Todos los días Akaf reunía a su corte, junto con la servidumbre, y le pedía al esclavo que contara una historia. Cuando el relato de Far-li-mas fluía, todos los presentes eran presas de la fascinación y se abandonaban al sueño, dejando de lado sus obligaciones.

Después de indagar las reglas que los sacerdotes seguían para determinar el momento exacto en que el fin del reinado había llegado, Sali, que se negaba a morir con su hermano, encontró la forma de desafiar los dictados de los astros. Los sacerdotes, celosos de su deber, observaban el cielo apenas se había puesto el sol. Tenían un registro exacto del movimiento de la luna y seguían el rastro de las estrellas que se acercaban y alejaban de ella.

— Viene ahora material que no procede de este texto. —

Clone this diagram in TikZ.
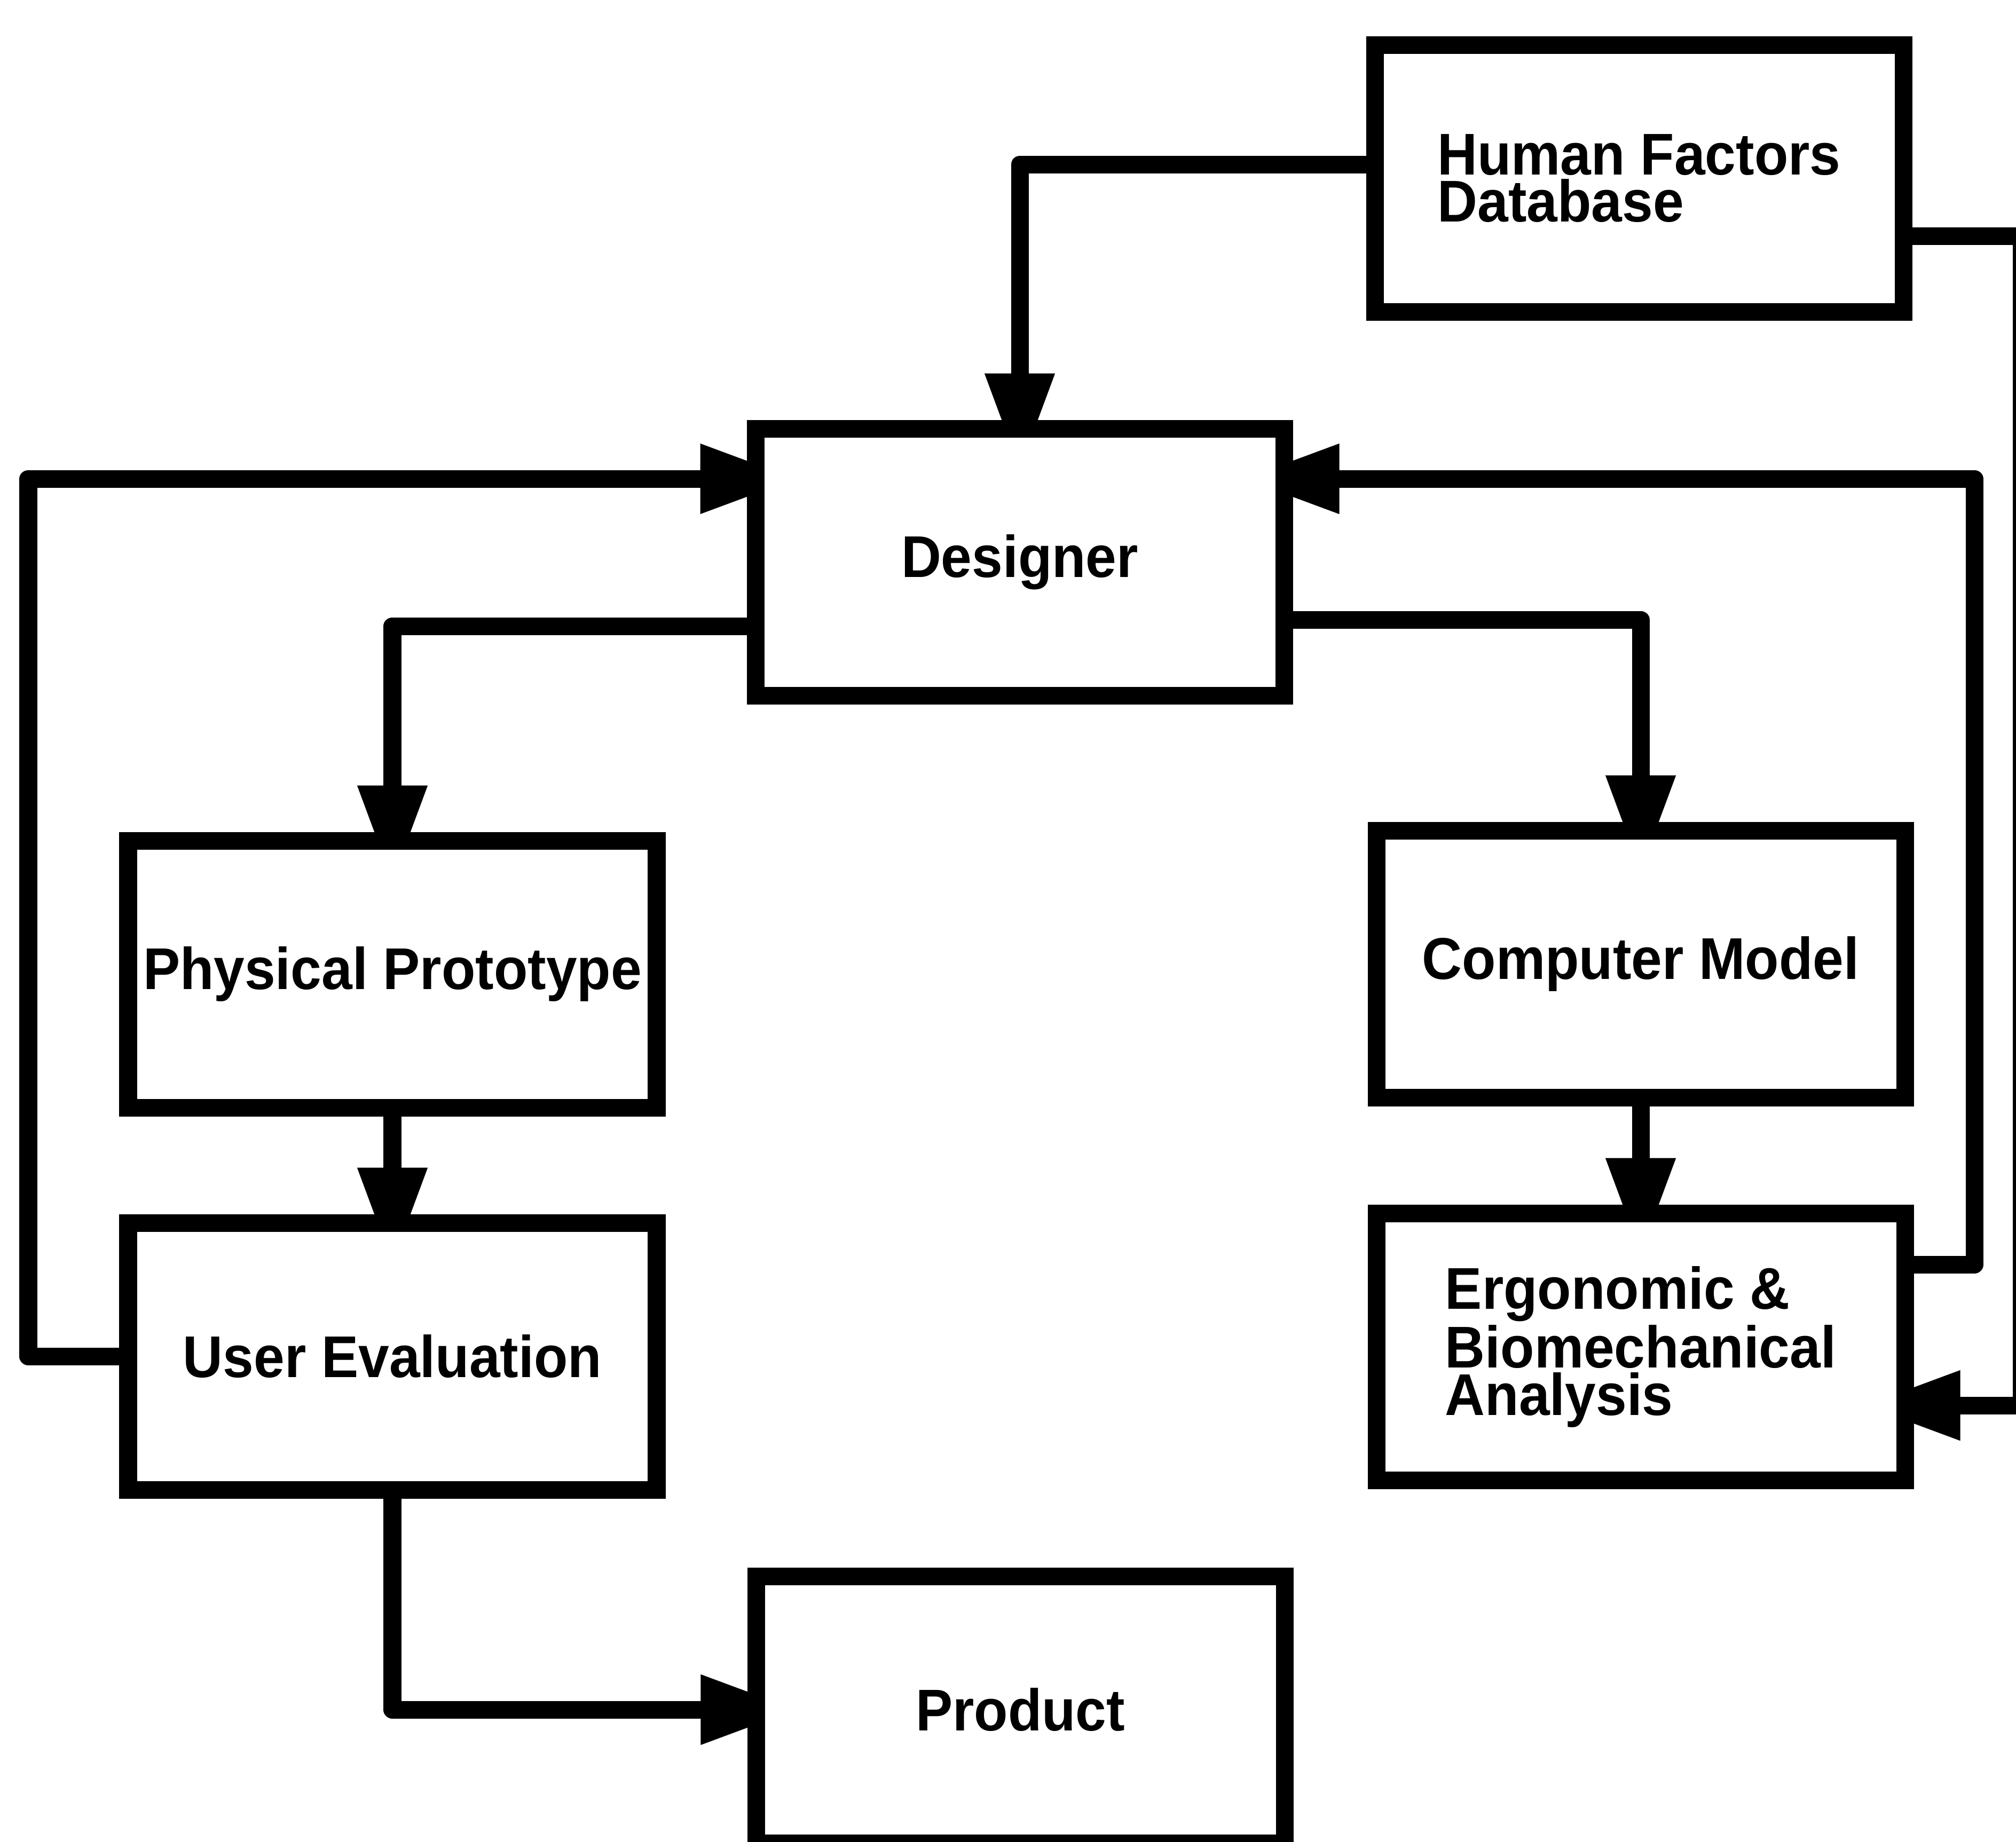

Sali convenció a su hermano Akaf de que cambiara las reuniones diurnas para escuchar al esclavo. Sugirió que estas iniciaran a la puesta del sol y que invitaran a los sacerdotes a escucharlas. Así fue cómo los sacerdotes hechizados por las narraciones de Far-li-mas descuidaron su oficio, perdieron el rastro de las estrellas y se olvidaron de señalar el día de la muerte del rey.

Tanto en sociedades salvajes como civilizadas la obsecación de algunos gobernantes por aferrarse al trono ha sido una constante en todas las épocas. Ello ha sido causa de guerras y luchas civiles internas. En la época actual tenemos casos de jefes de estado que han conquistado el poder por la vía democrática. Sin embargo, una vez en el mando, intentan destruir las reglas con las que fueron electos y cambiarlas para permanecer gobernando, de alguna u otra forma. Desde Donald Trump y Vladimir Putin hasta Viktor Orbán y Recep Tayyip Erdogán, pasando por diversos autócratas latinoamericanos, observamos esa obsesión por aferrarse al trono. Sobra decir que este insano reflejo atenta contra los principios democráticos.